Eu sou um “fazedor” de pontes musicais e isso tem me levado para todo canto do mundo. Sinto que algumas estruturas, até para se protegerem, se agarram em definições caducas, nesses tais “muros estilísticos”. Sempre fui o mesmo, desde minhas primeiras composições aos 12/13 anos. Essa visão de música já estava ali, tanto quanto hoje, portanto, não se trata de uma escolha racional ou fabricada: é minha própria natureza artística e também de um ser social que se comunica com o mundo ao redor através da arte e por ela.
Você já afirmou que a sua música desafia fronteiras. Esse desafiar de fronteiras foi algo natural ou você sempre teve esse desejo até mesmo inconsciente?
Como disse, isso é antigo. É bastante inconsciente porque é natural e não faço “força” pra isso. É consciente na medida em que entendo que esse sempre foi e seguirá sendo meu caminho e missão. Não me assusto mais, embora os preconceitos sigam fortes na sociedade que para vender seus produtos precisa classificá-los em “categorias ou caixinhas”.
Guinga nos disse que a música lhe salvou. O que a música representa em sua existência?
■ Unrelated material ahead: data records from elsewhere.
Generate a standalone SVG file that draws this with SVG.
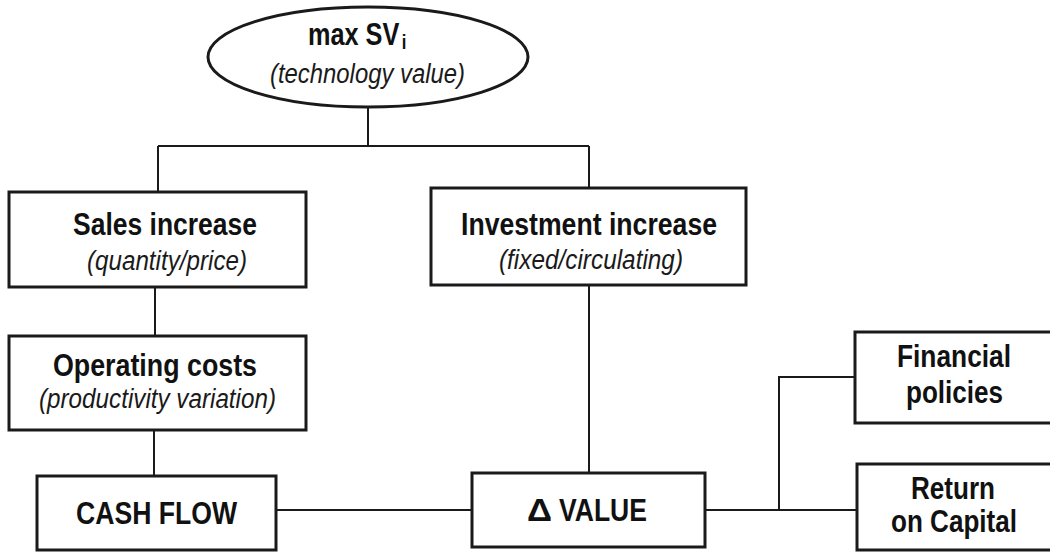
<svg xmlns="http://www.w3.org/2000/svg" width="1050" height="552" viewBox="0 0 1050 552">
  <style>
    .box { fill: #ffffff; stroke: #1a1a1a; stroke-width: 3; }
    .link { fill: none; stroke: #1a1a1a; stroke-width: 2; }
    .title { font-family: "Liberation Sans", Arial, sans-serif; font-weight: bold; font-size: 32px; fill: #111111; text-anchor: start; }
    .sub { font-family: "Liberation Sans", Arial, sans-serif; font-style: italic; font-size: 27px; fill: #1a1a1a; text-anchor: start; }
  </style>
  <rect width="1050" height="552" fill="#ffffff"/>

  <g id="connectors">
    <path class="link" d="M368,107 V146"/>
    <path class="link" d="M158,146 H589"/>
    <path class="link" d="M158,146 V192"/>
    <path class="link" d="M589,146 V188"/>
    <path class="link" d="M155,287 V336"/>
    <path class="link" d="M154,430 V476"/>
    <path class="link" d="M589,285 V473"/>
    <path class="link" d="M276,510 H472"/>
    <path class="link" d="M705,510 H857"/>
    <path class="link" d="M779,510 V377 H855"/>
  </g>

  <g id="node-max-sv">
    <ellipse class="box" cx="368" cy="57" rx="160" ry="50"/>
    <!-- condensed title with subscript i -->
    <text class="title" transform="translate(308,45) scale(0.79,1)">max SV<tspan font-size="21" dx="3" dy="4">i</tspan></text>
    <text class="sub" x="270" y="83" textLength="195" lengthAdjust="spacingAndGlyphs">(technology value)</text>
  </g>

  <g id="node-sales">
    <rect class="box" x="9" y="192" width="297" height="95"/>
    <text class="title" x="73" y="235" textLength="184" lengthAdjust="spacingAndGlyphs">Sales increase</text>
    <text class="sub" x="87" y="270" textLength="160" lengthAdjust="spacingAndGlyphs">(quantity/price)</text>
  </g>

  <g id="node-investment">
    <rect class="box" x="431" y="188" width="315" height="97"/>
    <text class="title" x="461" y="235" textLength="256" lengthAdjust="spacingAndGlyphs">Investment increase</text>
    <text class="sub" x="499" y="269" textLength="184" lengthAdjust="spacingAndGlyphs">(fixed/circulating)</text>
  </g>

  <g id="node-operating">
    <rect class="box" x="9" y="336" width="297" height="94"/>
    <text class="title" x="53" y="376" textLength="204" lengthAdjust="spacingAndGlyphs">Operating costs</text>
    <text class="sub" x="39" y="408" textLength="237" lengthAdjust="spacingAndGlyphs">(productivity variation)</text>
  </g>

  <g id="node-cash-flow">
    <rect class="box" x="37" y="476" width="239" height="74"/>
    <text class="title" x="76" y="524" textLength="161" lengthAdjust="spacingAndGlyphs">CASH FLOW</text>
  </g>

  <g id="node-value">
    <rect class="box" x="472" y="473" width="233" height="74"/>
    <text class="title" x="527" y="521" font-weight="normal" textLength="25" lengthAdjust="spacingAndGlyphs">Δ</text>
    <text class="title" x="559" y="521" textLength="88" lengthAdjust="spacingAndGlyphs">VALUE</text>
  </g>

  <g id="node-financial">
    <rect class="box" x="855" y="332" width="200" height="91"/>
    <text class="title" x="897" y="367" textLength="114" lengthAdjust="spacingAndGlyphs">Financial</text>
    <text class="title" x="906" y="403" textLength="97" lengthAdjust="spacingAndGlyphs">policies</text>
  </g>

  <g id="node-return">
    <rect class="box" x="857" y="464" width="200" height="86"/>
    <text class="title" x="911" y="499" font-size="28" textLength="84" lengthAdjust="spacingAndGlyphs">Return</text>
    <text class="title" x="891" y="532" font-size="28" textLength="126" lengthAdjust="spacingAndGlyphs">on Capital</text>
  </g>
</svg>
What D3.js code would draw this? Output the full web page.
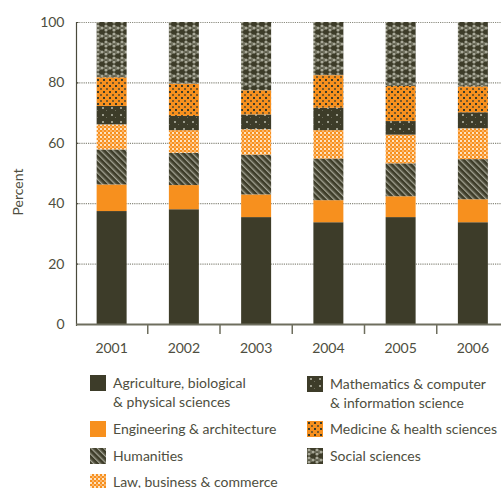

A música me salva várias vezes por mês. Ela não se cansa de me salvar. Ela me escolheu e dedico minha vida a ela, sem reservas. Sou grato a ela e aos meus mestres antecessores que com suas obras permitiram que eu pudesse existir e lançar mão desta cultura de inesgotável riqueza – que sempre resistiu, resiste e resistirá às tormentas históricas como a que vivemos hoje no Brasil.